Stefan Beller <sbel...@google.com> writes:

> On Wed, Jun 29, 2016 at 11:59 AM, Junio C Hamano <gits...@pobox.com> wrote:
>> On Wed, Jun 29, 2016 at 11:31 AM, Marc Strapetz
>> <marc.strap...@syntevo.com> wrote:
>>> This is no RFE but rather recurring thoughts whenever I'm working with
>>> commit graphs: a topological index attribute for commit objects would be
>>> incredible useful. By "topological index" I mean a simple integer for which
>>> following condition holds true:
>>
>> Look for "generation numbers" in the list archive, perhaps?
>
> Thanks for the pointer to the interesting discussions.
>
> In http://www.spinics.net/lists/git/msg161363.html
> Linus wrote in a discussion with Jeff:
>
>> Right now, we do *have* a "generation number". It's just that it's
>> very easy to corrupt even by mistake. It's called "committer date". We
>> could improve on it.
>
> Would it make sense to refuse creating commits that have a commit date
> prior to its parents commit date (except when the user gives a
> `--dammit-I-know-I-break-a-wildy-used-heuristic`)?

I think that has also been discussed in the past.  I do not think it
would help very much in practice, as projects already have up to 10
years (and the ones migrated from CVS, even more) worth of commits
they cannot rewrite that may record incorrect committer dates.
You'd need something like "you can trust committer dates that are
newer that this date" per project to switch between slow path and
fast path, with an updated fsck that knows how to compute that
number after you pulled from somebody who used that overriding
option.

If the use of generation number can somehow be limited narrowly, we
may be able to incrementally introduce it only for new commits, but
I haven't thought things through, so let me do so aloud here ;-)
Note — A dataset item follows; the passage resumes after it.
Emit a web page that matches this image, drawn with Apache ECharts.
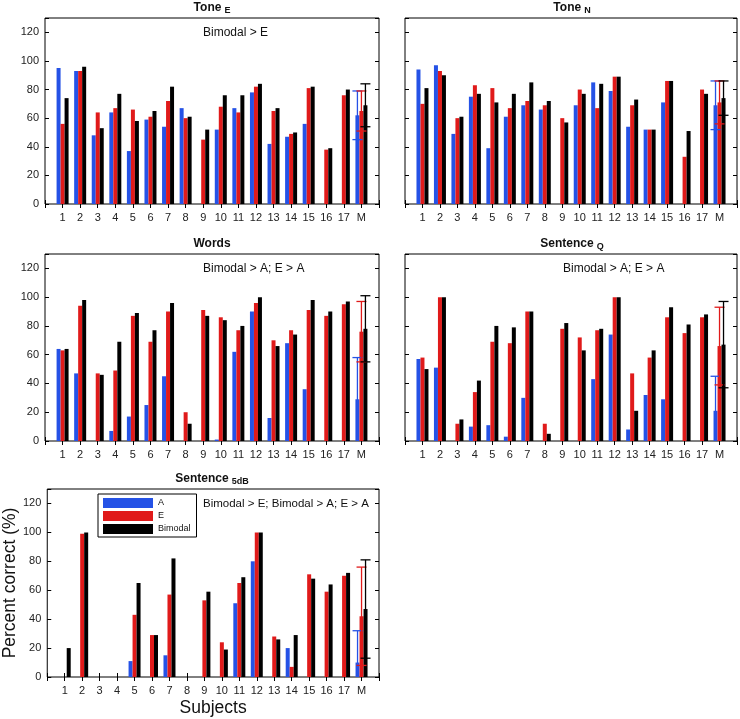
<!DOCTYPE html>
<html>
<head>
<meta charset="utf-8">
<script src="https://cdn.jsdelivr.net/npm/echarts@6/dist/echarts.min.js"></script>
<style>
  html, body { margin: 0; padding: 0; background: #fff; }
  #chart { width: 740px; height: 719px; }
</style>
</head>
<body>
<div id="chart"></div>
<script>
// subjects on the x axis, M = mean
const subjects = ['1', '2', '3', '4', '5', '6', '7', '8', '9', '10', '11', '12', '13', '14', '15', '16', '17', 'M']
const yTicks = [0, 20, 40, 60, 80, 100, 120]

// Tone E
const toneE_A = [95, 93, 48, 64, 37, 59, 54, 67, 0, 52, 67, 78, 42, 47, 56, 0, 0, 62]
const toneE_E = [56, 93, 64, 67, 66, 61, 72, 60, 45, 68, 64, 82, 65, 49, 81, 38, 76, 65]
const toneE_B = [74, 96, 53, 77, 58, 65, 82, 61, 52, 76, 76, 84, 67, 50, 82, 39, 80, 69]
const toneE_err = [17, 14, 15]

// Tone N
const toneN_A = [94, 97, 49, 75, 39, 61, 69, 66, 0, 69, 85, 79, 54, 52, 71, 0, 0, 69]
const toneN_E = [70, 93, 60, 83, 81, 67, 72, 69, 60, 80, 67, 89, 69, 52, 86, 33, 80, 71]
const toneN_B = [81, 90, 61, 77, 71, 77, 85, 72, 57, 77, 84, 89, 73, 52, 86, 51, 77, 74]
const toneN_err = [17, 15, 12]

// Words
const words_A = [64, 47, 0, 7, 17, 25, 45, 0, 0, 1, 62, 90, 16, 68, 36, 0, 0, 29]
const words_E = [63, 94, 47, 49, 87, 69, 90, 20, 91, 86, 77, 96, 70, 77, 91, 87, 95, 76]
const words_B = [64, 98, 46, 69, 89, 77, 96, 12, 87, 84, 80, 100, 66, 74, 98, 90, 97, 78]
const words_err = [29, 21, 23]

// Sentence Q
const sentQ_A = [57, 51, 0, 10, 11, 3, 30, 0, 0, 0, 43, 74, 8, 32, 29, 0, 0, 21]
const sentQ_E = [58, 100, 12, 34, 69, 68, 90, 12, 78, 72, 77, 100, 47, 58, 86, 75, 86, 66]
const sentQ_B = [50, 100, 15, 42, 80, 79, 90, 5, 82, 63, 78, 100, 21, 63, 93, 81, 88, 67]
const sentQ_err = [24, 27, 30]

// Sentence 5dB
const sent5_A = [0, 0, 0, 0, 11, 0, 15, 0, 0, 0, 51, 80, 0, 20, 0, 0, 0, 10]
const sent5_E = [0, 99, 0, 0, 43, 29, 57, 0, 53, 24, 65, 100, 28, 7, 71, 59, 70, 42]
const sent5_B = [20, 100, 0, 0, 65, 29, 82, 0, 59, 19, 69, 100, 26, 29, 68, 64, 72, 47]
const sent5_err = [22, 34, 34]

const seriesNames = ['A', 'E', 'Bimodal']
const colors = ['#2552e6', '#e01a1a', '#000000']

const panels = [
  { title: 'Tone', sub: 'E', note: 'Bimodal > E', data: [toneE_A, toneE_E, toneE_B], err: toneE_err, left: 45, top: 18, height: 186, labels: true },
  { title: 'Tone', sub: 'N', note: '', data: [toneN_A, toneN_E, toneN_B], err: toneN_err, left: 405, top: 18, height: 186, labels: false },
  { title: 'Words', sub: '', note: 'Bimodal > A; E > A', data: [words_A, words_E, words_B], err: words_err, left: 45, top: 254, height: 187, labels: true },
  { title: 'Sentence', sub: 'Q', note: 'Bimodal > A; E > A', data: [sentQ_A, sentQ_E, sentQ_B], err: sentQ_err, left: 405, top: 254, height: 187, labels: false },
  { title: 'Sentence', sub: '5dB', note: 'Bimodal > E; Bimodal > A; E > A', data: [sent5_A, sent5_E, sent5_B], err: sent5_err, left: 45, top: 489, height: 188, labels: true }
]

const panelW = 334
const barW = 4
const font = 'Liberation Sans, Arial, sans-serif'
// pad a blank slot at each end, so the subjects sit one step in from the frame
const cats = [''].concat(subjects, [''])
const pad = arr => [null].concat(arr, [null])

const grid = [], xAxis = [], yAxis = [], series = [], title = []

panels.forEach(function (p, i) {
  grid.push({ left: p.left, top: p.top, width: panelW, height: p.height, show: true, borderColor: '#000', borderWidth: 1, containLabel: false })

  const tick = { show: true, inside: true, length: 4, lineStyle: { color: '#000' } }
  xAxis.push({
    gridIndex: i, type: 'category', data: cats, boundaryGap: false,
    axisLine: { show: false }, axisTick: Object.assign({ interval: 0 }, tick),
    axisLabel: { interval: 0, fontSize: 11, color: '#222', margin: 8, fontFamily: font },
    name: i === 4 ? 'Subjects' : '', nameLocation: 'middle', nameGap: 22,
    nameTextStyle: { fontSize: 17.5, color: '#111', fontFamily: font }
  })
  xAxis.push({
    gridIndex: i, type: 'category', data: cats, boundaryGap: false, position: 'top',
    axisLine: { show: false }, axisTick: Object.assign({ interval: 0 }, tick), axisLabel: { show: false }
  })
  yAxis.push({
    gridIndex: i, type: 'value', min: 0, max: 130, interval: 20,
    axisLine: { show: false }, axisTick: tick, splitLine: { show: false },
    axisLabel: { show: p.labels, fontSize: 11, color: '#222', margin: 6, fontFamily: font,
      formatter: v => yTicks.indexOf(v) >= 0 ? String(v) : '' },
    name: i === 4 ? 'Percent correct (%)' : '', nameLocation: 'middle', nameGap: 26,
    nameTextStyle: { fontSize: 17.5, color: '#111', fontFamily: font }
  })
  yAxis.push({
    gridIndex: i, type: 'value', min: 0, max: 130, interval: 20, position: 'right',
    axisLine: { show: false }, axisTick: tick, splitLine: { show: false }, axisLabel: { show: false }
  })

  p.data.forEach(function (vals, k) {
    series.push({
      type: 'bar', name: seriesNames[k], xAxisIndex: 2 * i, yAxisIndex: 2 * i,
      data: pad(vals), barWidth: barW, barGap: '0%',
      itemStyle: { color: colors[k] }, silent: true
    })
  })

  // error bars on the mean (last subject slot)
  const mIdx = subjects.length
  series.push({
    type: 'custom', xAxisIndex: 2 * i, yAxisIndex: 2 * i, z: 5, silent: true,
    data: p.data.map((vals, k) => [mIdx, vals[mIdx - 1], p.err[k], k]),
    renderItem: function (params, api) {
      const x = api.value(0), m = api.value(1), e = api.value(2), k = api.value(3)
      const hi = api.coord([x, m + e])
      const lo = api.coord([x, Math.max(0, m - e)])
      const cx = hi[0] + (k - 1) * barW
      const style = { stroke: colors[k], lineWidth: 1.3 }
      const kids = [
        { type: 'line', shape: { x1: cx, y1: hi[1], x2: cx, y2: lo[1] }, style: style },
        { type: 'line', shape: { x1: cx - 5, y1: hi[1], x2: cx + 5, y2: hi[1] }, style: style }
      ]
      if (m - e > 0) kids.push({ type: 'line', shape: { x1: cx - 5, y1: lo[1], x2: cx + 5, y2: lo[1] }, style: style })
      return { type: 'group', children: kids }
    }
  })

  title.push({
    text: p.sub ? '{m|' + p.title + '}{s|' + p.sub + '}' : '{m|' + p.title + '}',
    left: p.left + panelW / 2, top: p.top - 16, textAlign: 'center', padding: 0,
    textStyle: {
      rich: {
        m: { fontSize: 12, fontWeight: 'bold', color: '#111', fontFamily: font, lineHeight: 13, verticalAlign: 'top' },
        s: { fontSize: 9, fontWeight: 'bold', color: '#111', fontFamily: font, lineHeight: 10, verticalAlign: 'bottom', padding: [6, 0, 0, 3] }
      }
    }
  })
  if (p.note) {
    title.push({
      text: p.note, left: p.left + 158, top: p.top + 9, padding: 0,
      textStyle: { fontSize: i === 4 ? 11.5 : 12, fontWeight: 'normal', color: '#111', fontFamily: font }
    })
  }
})

const option = {
  animation: false,
  backgroundColor: '#fff',
  title: title,
  legend: {
    data: seriesNames, orient: 'vertical', left: 98, top: 494,
    itemWidth: 50, itemHeight: 10, itemGap: 3, icon: 'rect',
    borderColor: '#000', borderWidth: 1, padding: [4, 6, 3, 5], backgroundColor: '#fff',
    textStyle: { fontSize: 9, color: '#111', fontFamily: font }, selectedMode: false
  },
  grid: grid,
  xAxis: xAxis,
  yAxis: yAxis,
  series: series
}

const myChart = echarts.init(document.getElementById('chart'))
myChart.setOption(option)
</script>
</body>
</html>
Suppose we use it only for this purpose:

 * When we have two commits, C1 and C2, with generation numbers G1
   and G2, we can say "C1 cannot possibly be an ancestor of C2" if
   G1 > G2.  We cannot say anything else based on generation
   numbers (or lack thereof).

then I think we could just say "A newly created commit must record
generation number G that is larger than generation numbers of its
parent commits; ignore parents that lack generation number for the
purpose of this sentence".

I am not sure if that limited use is all that useful, though.